India has to amp up its strategic engagement and economic presence to neutralise Gotabaya’s pro-China tilt
In a multi-polar world that’s grunting through protectionism and a slow economy and where every nation is trying to steer its course, each has been unanimously electing a muscular leadership to helm its destiny. In that sense, the victory of Gotabaya Rajapaksa, the nationalist strongman of the Sri Lankan People’s Party (SLPP) and the brother of former President Mahinda Rajapaksa, in the island nation’s elections does not come as a surprise. Particularly in the aftermath of the Easter bombings, which showed how scattered IS modules were choosing virgin targets, the Sinhalese Buddhist majority consolidation has been complete. And from the citizens’ perspective, they elected a militarist who was responsible for the clean-up of the Tamil movement and its fighters earlier and whom they believe can tackle terrorism as well as execute what’s best for them. At the same time in a revisionist throwback, they have entrusted their collective fate to the Rajapaksa clan. For with Gotabaya as President, he is sure to bring in brother Mahinda as Prime Minister (he has been President before but can still be PM) and as is their wont, the power structures are expected to be concentrated in a family that has been punishing to Tamils, worrying for India and benevolent to Chinese strategic interests and investment. Going by India’s troubled relationship with Mahinda and the Tamil wipeout, there are stressors no doubt and apprehensions about Gotabaya. Apart from taking down Tamils, Mahinda sought to reduce dependence on India by aggressively pursuing the Chinese, accusing New Delhi of intervening in the internal affairs of Sri Lanka by propping up his own protege Maithripala Sirisena against him and ensuring he lost the elections. Sirisena’s SLFP and ally UNP, whose leader Ranil Wickremesinghe became Prime Minister, formed a coalition Government which was pro-India. The Indian establishment was also too overt rather than being covert about its interventions. So a hurt Mahinda never settled down, his party scoring in local elections till he forced a coup last October, subduing Sirisena, getting him to sack Wickremesinghe and becoming Prime Minister for 51 days. Gotabaya took charge of Defence and Security, kept the Tamil-majority areas under strict military vigil and put Indian diplomats under surveillance. It is this distrust that needs to be healed now for geo-strategic reasons if we don’t want China to run far ahead.

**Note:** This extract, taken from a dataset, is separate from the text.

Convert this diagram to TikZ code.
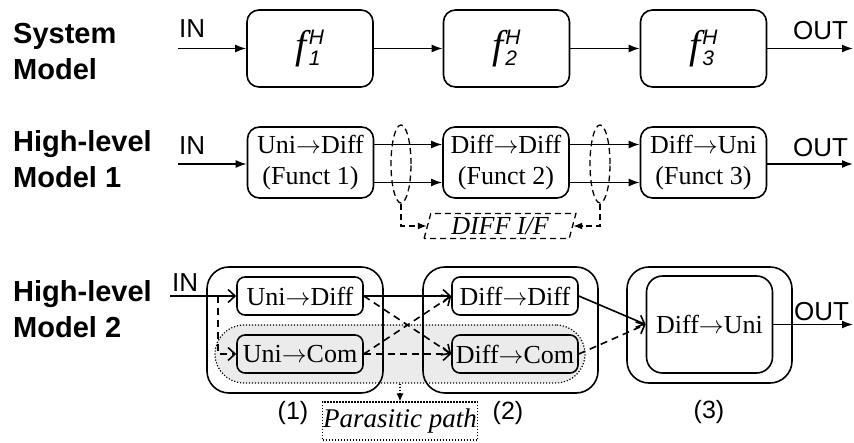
\documentclass[tikz,border=0pt]{standalone}
\usepackage{fontspec}
\setmainfont{Liberation Serif}
\setsansfont{Liberation Sans}
\usetikzlibrary{arrows.meta,shapes.geometric,calc}
\newcommand{\fH}[1]{{\fontsize{40}{40}\selectfont\itshape f}\kern2pt\rlap{\raisebox{-7pt}{\sffamily\itshape\fontsize{21}{21}\selectfont #1}}\raisebox{14pt}{\sffamily\itshape\fontsize{21}{21}\selectfont H}}
\newcommand{\ra}{\ensuremath{\rightarrow}}
\begin{document}
\begin{tikzpicture}[x=1pt,y=-1pt,
  lbl/.style={font=\sffamily\bfseries\fontsize{29}{34}\selectfont, anchor=base west, inner sep=0pt},
  io/.style={font=\sffamily\fontsize{26}{30}\selectfont, anchor=base west, inner sep=0pt},
  num/.style={font=\sffamily\fontsize{25}{30}\selectfont, inner sep=0pt},
  sbox/.style={draw, line width=1.6pt, rounded corners=12pt, minimum width=126pt, minimum height=77pt, inner sep=0pt},
  hbox/.style={sbox, minimum height=71pt, align=center, font=\fontsize{26}{31}\selectfont},
  ar/.style={line width=1.6pt, -{Latex[length=11pt,width=8pt]}},
  dsh/.style={dash pattern=on 7pt off 5pt},
  dar/.style={line width=1.3pt, dash pattern=on 6pt off 4pt, -{Latex[length=9pt,width=7pt]}},
  ibox/.style={draw, line width=1.6pt, rounded corners=8pt, minimum width=126pt, minimum height=38pt, inner sep=0pt, font=\fontsize{26}{30}\selectfont},
  obox/.style={draw, line width=1.6pt, rounded corners=22pt},
  oar/.style={line width=1.6pt, -{Straight Barb[length=7pt,width=13pt]}},
  dotline/.style={line width=1.2pt, dash pattern=on 1.2pt off 1.8pt}
]
\useasboundingbox (0,0) rectangle (854,443);

% left labels
\node[lbl] (s1) at (13,44) {System};
\node[lbl] (s2) at (13,80) {Model};
\node[lbl] (h1) at (13,152) {High-level};
\node[lbl] (h2) at (13,188) {Model 1};
\node[lbl] (k1) at (13,302) {High-level};
\node[lbl] (k2) at (13,338) {Model 2};

% ---- Row 1: system model
\node[sbox] (b11) at (310,48.5) {\fH{1}};
\node[sbox] (b12) at (506.5,48.5) {\fH{2}};
\node[sbox] (b13) at (703.5,48.5) {\fH{3}};
\coordinate (in1) at (178,48.5);
\coordinate (out1) at (853,48.5);
\node[io] (tin1) at (179,38) {IN};
\node[io] (tout1) at (793,40) {OUT};
\draw[ar] (in1) -- (b11.west);
\draw[ar] (b11.east) -- (b12.west);
\draw[ar] (b12.east) -- (b13.west);
\draw[ar] (b13.east) -- (out1);

% ---- Row 2: high-level model 1
\node[hbox] (b21) at (310.5,162.5) {Uni\ra Diff\\(Funct 1)};
\node[hbox] (b22) at (506,162.5) {Diff\ra Diff\\(Funct 2)};
\node[hbox] (b23) at (703.5,162.5) {Diff\ra Uni\\(Funct 3)};
\coordinate (in2) at (178,164);
\coordinate (out2) at (853,164);
\node[io] (tin2) at (179,155) {IN};
\node[io] (tout2) at (793,157) {OUT};
\draw[ar] (in2) -- (in2 -| b21.west);
\draw[ar] ([yshift=18pt]b21.east) -- ([yshift=18pt]b22.west);
\draw[ar] ([yshift=-20pt]b21.east) -- ([yshift=-20pt]b22.west);
\draw[ar] ([yshift=18pt]b22.east) -- ([yshift=18pt]b23.west);
\draw[ar] ([yshift=-20pt]b22.east) -- ([yshift=-20pt]b23.west);
\draw[ar] (out2 -| b23.east) -- (out2);
\node[draw, ellipse, line width=1.3pt, dash pattern=on 6pt off 4pt, minimum width=20pt, minimum height=78pt, inner sep=0pt] (e1) at (401,164) {};
\node[draw, ellipse, line width=1.3pt, dash pattern=on 6pt off 4pt, minimum width=20pt, minimum height=78pt, inner sep=0pt] (e2) at (600,164) {};
\node[draw, trapezium, trapezium left angle=76, trapezium right angle=104, trapezium stretches=true,
  minimum width=152pt, minimum height=25pt, inner sep=1pt, line width=1.3pt, dash pattern=on 6pt off 4pt,
  font=\itshape\fontsize{26}{30}\selectfont] (dif) at (500,226) {DIFF I/F};
\draw[dar] (e1.south) |- (dif.west);
\draw[dar] (e2.south) |- (dif.east);

% ---- Row 3: high-level model 2
\node[draw, dotline, fill=gray!16, rounded corners=29pt, minimum width=370pt, minimum height=58pt] (par) at (400,354) {};
\node[obox, minimum width=176pt, minimum height=126pt] (o1) at (295,330) {};
\node[obox, minimum width=175pt, minimum height=126pt] (o2) at (510.5,330) {};
\node[obox, minimum width=165pt, minimum height=116pt] (o3) at (709.5,325) {};
\node[ibox, fill=white] (ud) at (300,296) {Uni\ra Diff};
\node[ibox, fill=gray!16] (uc) at (300,354) {Uni\ra Com};
\node[ibox, fill=white] (dd) at (515,296) {Diff\ra Diff};
\node[ibox, fill=gray!16] (dc) at (515,354) {Diff\ra Com};
\node[ibox, minimum height=97pt, rounded corners=16pt] (du) at (709.5,324.5) {Diff\ra Uni};
\coordinate (in3) at (170,296);
\coordinate (br) at (218,296);
\coordinate (out3) at (853,324.5);
\node[io] (tin3) at (172,292) {IN};
\node[io] (tout3) at (794,321) {OUT};
\draw[oar] (in3) -- (ud.west);
\draw[oar, dsh] (br) |- (uc.west);
\draw[oar] (ud.east) -- (dd.west);
\draw[oar, dsh] (ud.east) -- (dc.west);
\draw[oar, dsh] (uc.east) -- (dd.west);
\draw[oar, dsh] (uc.east) -- (dc.west);
\draw[oar] (dd.east) -- (du.west);
\draw[oar, dsh] (dc.east) -- (du.west);
\draw[ar] (du.east) -- (out3);

\node[draw, dotline, minimum width=155pt, minimum height=38pt, inner sep=0pt, font=\itshape\fontsize{27}{30}\selectfont] (pp) at (400,421) {Parasitic path};
\draw[dotline, -{Latex[length=8pt,width=7pt]}] (par.south) -- (pp.north);
\node[num] (l1) at (293,413) {(1)};
\node[num] (l2) at (508,413) {(2)};
\node[num] (l3) at (709,412) {(3)};
\end{tikzpicture}
\end{document}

Of course, India’s latest diplomacy in the neighbourhood has factored in the pragmatism by smaller neighbours, who have successfully played on its anxieties with China and are negotiating the best of both worlds given the competitive muscle-flexing by two Asian majors. Bangladesh, Nepal and Sri Lanka are all happily walking the trajectory of “trade ties” with China and “historical linkage” with India to buttonhole both nations into giving concessions. Gotabaya, too, has seized the PR advantage by calling India “our relative” soon after his win and holding his oath ceremony at Anuradhapura, the city born out of our historical linkages. The Modi Government has changed tack over the last year and is pushing proactive participation over historical assumptions in its Lanka policy. The Chinese are way ahead here and we cannot be immune to their growing footprints. They have a 99-year lease on the Hambantota port after Sri Lanka’s failure to repay loans and are using it to enhance their military arc in the Indian Ocean region all the way to east Africa. The Chinese have even created an island off Colombo, a new financial hotspot and a key conduit to east Africa, besides securing hold of the island nation’s infrastructure sector, hospitality and supply chains. And while we may be debating about the adoption of Huawei’s 5G technology in the country, Sri Lanka has made it abundantly clear that it has no security fears about the new-generation mobile telephony technology. India has, therefore, got to do a very tightrope act with Lanka if it wants to protect its strategic interests amid a Chinese swamp. That, too, without compromising too much on Tamil and minority interests. Economics is a good starting point. We need to work on investment and project partnerships, encourage soft diplomacy via people-to-people contacts and strengthen an institution like BIMSTEC to ensure a more multi-layered communication. Thankfully, Gotabaya has good personal equations in the power corridors of Delhi and will be amenable to negotiations. But for a win-win, India has to be a respected stakeholder, not appear like an exploitative neighbour.